Cathy Powell says that the ruling tomorrow is vital for the long term work of the Public Protector's office.
The effect on the current issue is, she argues, fairly negligible, as the president has already conceded that he should have given effect to the the Public Protector's report on Nkandla.
But if it confirms that the Public protector;s recommendations were binding...then the Public Protector as an office in South Africa is strengthened for the rest of our constitutional life.— Cathy Powell, Senior Public Law Lecturer, UCT
What exactly is the Constitutional Court ruling on tomorrow?
It is ruling on whether the the President and Parliament failed to fulfill a Constitutional obligation, bu not giving effect to the recommendations in the Public Protector's report on Nkandla.
In the President's case that he was supposed to get the Minister of Police and Treasury to find out what the non-security upgrades at Nkandla cos, and then to pay it back.
In the case of Parliament, they were meant to hold the president to account on the basis of the report.
The President did not carry out his assigned role, and neither did Parliament.
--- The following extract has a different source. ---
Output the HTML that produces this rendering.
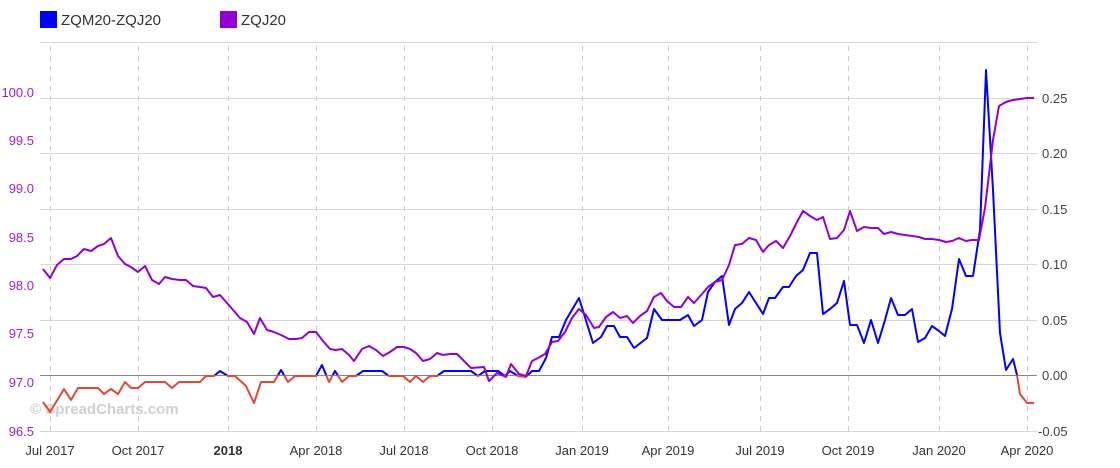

Both of them in effect, relied on an alternative report produced by the Minister of Police.— Cathy Powell, Senior Public Law Lecturer, UCT
What is the legal consequence for President Jacob Zuma and for Parliament if the Constitutional Court rules that they were in breach of the Constitution and their Constitutional obligations?
What are the consequences for Parliament?
The legal consequence is that Parliament must now do something about that, but the Court cannot do it for them.— Cathy Powell, Senior Public Law Lecturer, UCT
Though I think in this case, the ruling form the Court will be clear that Parliament cannot accept somebody else's report in place of the Public Protector's report.— Cathy Powell, Senior Public Law Lecturer, UCT
What are the consequences for President Zuma?
Politically I think he will be weakened, and the effect that is going to have is going to depend on the power blocks currently aligned and especially within the ANC.
Legally it simply means he has got to pay back at least R 10.5 million...so legally he's got to pay back the money.— Cathy Powell, Senior Public Law Lecturer, UCT
Powell says we do not know yet how 'interventionist' the Constitutional Court is going to be in terms of timelines for payment.
She says the Court has a couple of options.
The first is that it could rule on the intention with which Jacob Zuma failed to fulfill his Constitutional obligations - in other words, did he do it because he did not understand what his obligations were? or did he deliberately flout it?
Secondly, says Powell, the level of seriousness with which the Court takes the violations of the President and Parliament, will effect the political fallout.
South Africa's eyes will be turned to the Constitutional Court at 10 am tomorrow morning to find out.